PassMark Logo
Home » Forum

Announcement

Collapse
No announcement yet.

sitemap.xml with MP3 and MP4

Collapse
X
 
  • Filter
  • Time
  • Show
Clear All
new posts

  • sitemap.xml with MP3 and MP4

    Hello,

    I bought the Zoom pro friday, and I am facing some difficulties. Is it possible to add a sitemap.xml to zoom? So the results appear on the results page. How can I index those pages? The sites that I am indexing have robots.txt. I wonder if it's possible to use their sitemap.xml? How does zoom work with that?

    Greetings, From the Netherlands

  • #2
    You can import a list of pages into Zoom for indexing.

    You can choose to use (or not) the robots.txt file in the Zoom configuration.

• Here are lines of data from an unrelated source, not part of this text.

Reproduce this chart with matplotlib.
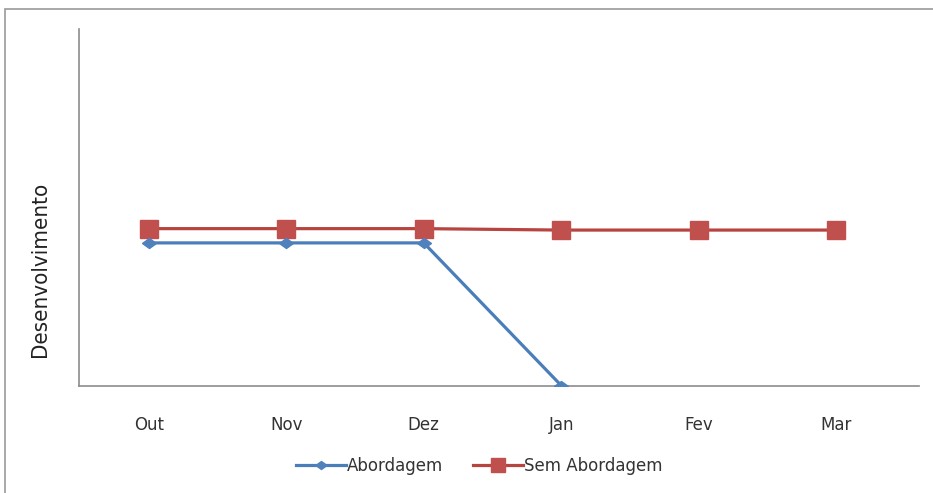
import numpy as np
import matplotlib.pyplot as plt
from matplotlib.patches import Rectangle

meses = ["Out", "Nov", "Dez", "Jan", "Fev", "Mar"]
abordagem = [2.0, 2.0, 2.0, 0.0]
sem_abordagem = [2.2, 2.2, 2.2, 2.18, 2.18, 2.18]

azul = "#4A7EBB"
vermelho = "#B7443F"

fig = plt.figure(figsize=(9.33, 4.93), dpi=100)
# moldura do grafico
fig.patches.append(Rectangle((5 / 933, -0.05), 1.1, 1 - 8.5 / 493 + 0.05,
                             transform=fig.transFigure, fill=False,
                             edgecolor="#9a9a9a", linewidth=1.2))

ax = fig.add_axes([79 / 933, 1 - 385.5 / 493, (919 - 79) / 933, (385.5 - 29) / 493])

losango = [(-1, 0), (0, 0.72), (1, 0), (0, -0.72), (-1, 0)]
x = np.arange(len(meses))
ax.plot(x[:len(abordagem)], abordagem, color=azul, lw=2.3, marker=losango,
        markersize=10, markerfacecolor="#4F81BD", markeredgecolor="#4F81BD",
        label="Abordagem", zorder=3)
ax.plot(x, sem_abordagem, color=vermelho, lw=2.3, marker="s", markersize=12.5,
        markerfacecolor="#C0504D", markeredgecolor="#C0504D",
        label="Sem Abordagem", zorder=2)

ax.set_xlim(-70 / 137.4, 5 + 83 / 137.4)
ax.set_ylim(0, 5)
ax.set_xticks(x)
ax.set_xticklabels(meses, fontsize=12, color="#333333")
ax.set_yticks([])
ax.tick_params(axis="x", length=0, pad=22)
for s in ["top", "right"]:
    ax.spines[s].set_visible(False)
for s in ["left", "bottom"]:
    ax.spines[s].set_color("#8c8c8c")
    ax.spines[s].set_linewidth(1.2)

fig.text(40 / 933, 1 - 269 / 493, "Desenvolvimento", rotation=90,
         ha="center", va="center", fontsize=16, fontstretch="condensed",
         family=["DejaVu Sans"], color="#222222")

leg = fig.legend(loc="center", bbox_to_anchor=(479 / 933, 1 - 466 / 493), ncol=2,
                 frameon=False, fontsize=12, handlelength=3.0, handletextpad=0.05,
                 columnspacing=1.8, markerscale=0.8)
for t in leg.get_texts():
    t.set_color("#333333")

fig.savefig("out.png", dpi=100)
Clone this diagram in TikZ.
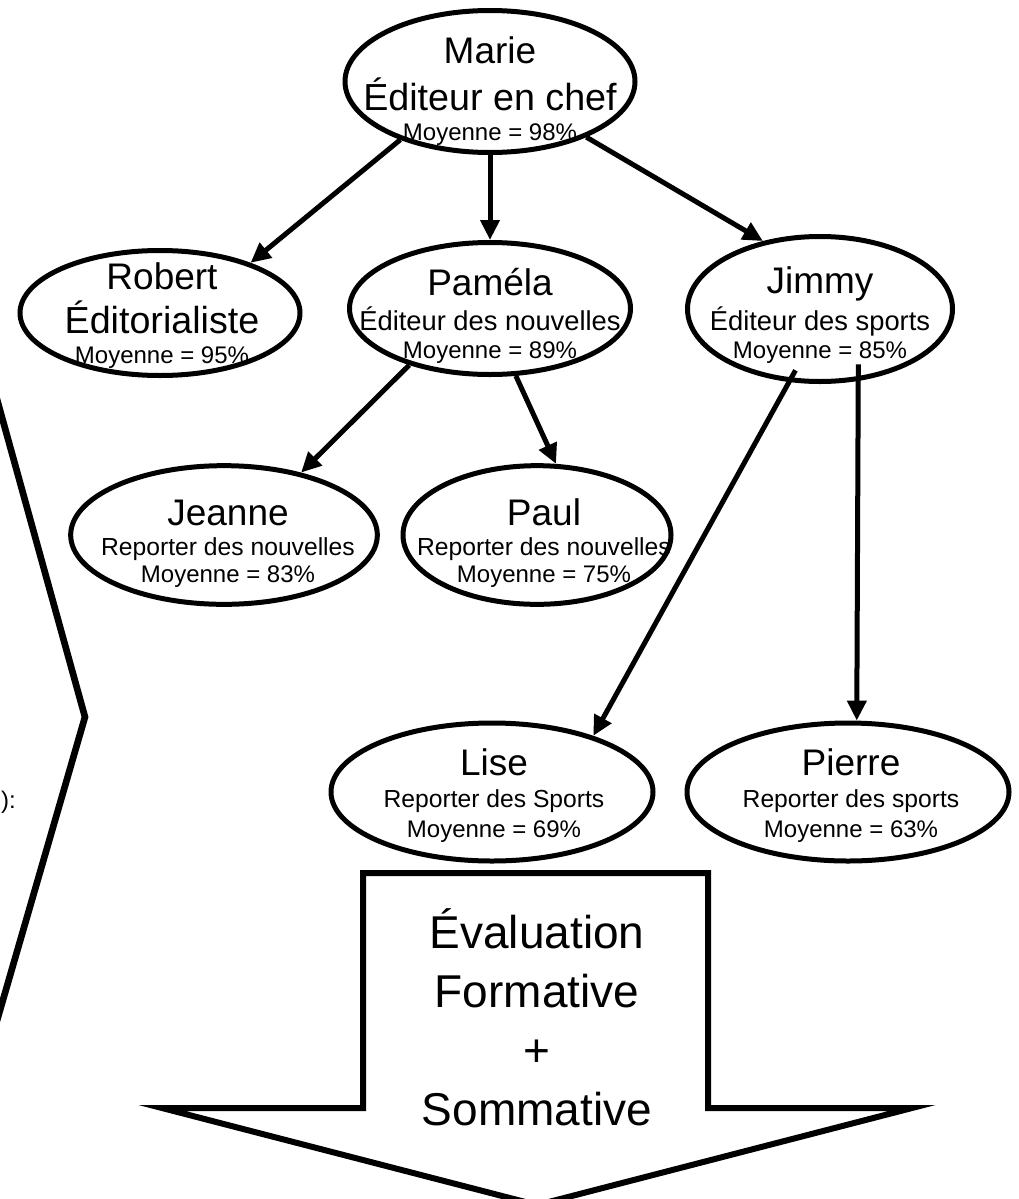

    What is the problem with the sites you are indexing that is making you want to use the sitemap file rather than spidering the site as per normal? Maybe there is a better solution.

    Comment


    • #3
      Thank you for your fast reply. I am building a mobile video search engine. (clicking a link, will get you on a page (mobile video site) where you can choose mp4, 3gp (not directly to the video)etc. Indexing with robot.txt enabled result in skipping(not possible at all) Indexing with robot.txt unabled result in: Suspected invalid html (possible unmatched qute characters) on page. Other pages are blocked by extensions list. The pages are php.

      greetings,
      Last edited by Robinsonnl; Sep-06-2010, 08:49 AM.

      Comment


      • #4
        Would really need a URL to the site in question (and what start spider URL you are using) to really know. But:

        (1) Look at the robots.txt file of the site and see if perhaps it is actually telling the spider to go away and not index the site. This will explain the first problem.

        (2) The page might actually contain broken HTML. Enter it into a HTML Validation service (such as http://validator.w3.org/) and it should tell you if it is broken. If so, this would explain the warning Zoom gives you.

        (3) Pages are blocked by extension list means you don't have the extension entered in the Zoom scan extensions list (under "Configure"->"Scan options"). Even if they are PHP pages, do they serve different files? If, for example, "download.php" serves a .mp4 file, then you will need to have enabled indexing of MP4 files for it to work.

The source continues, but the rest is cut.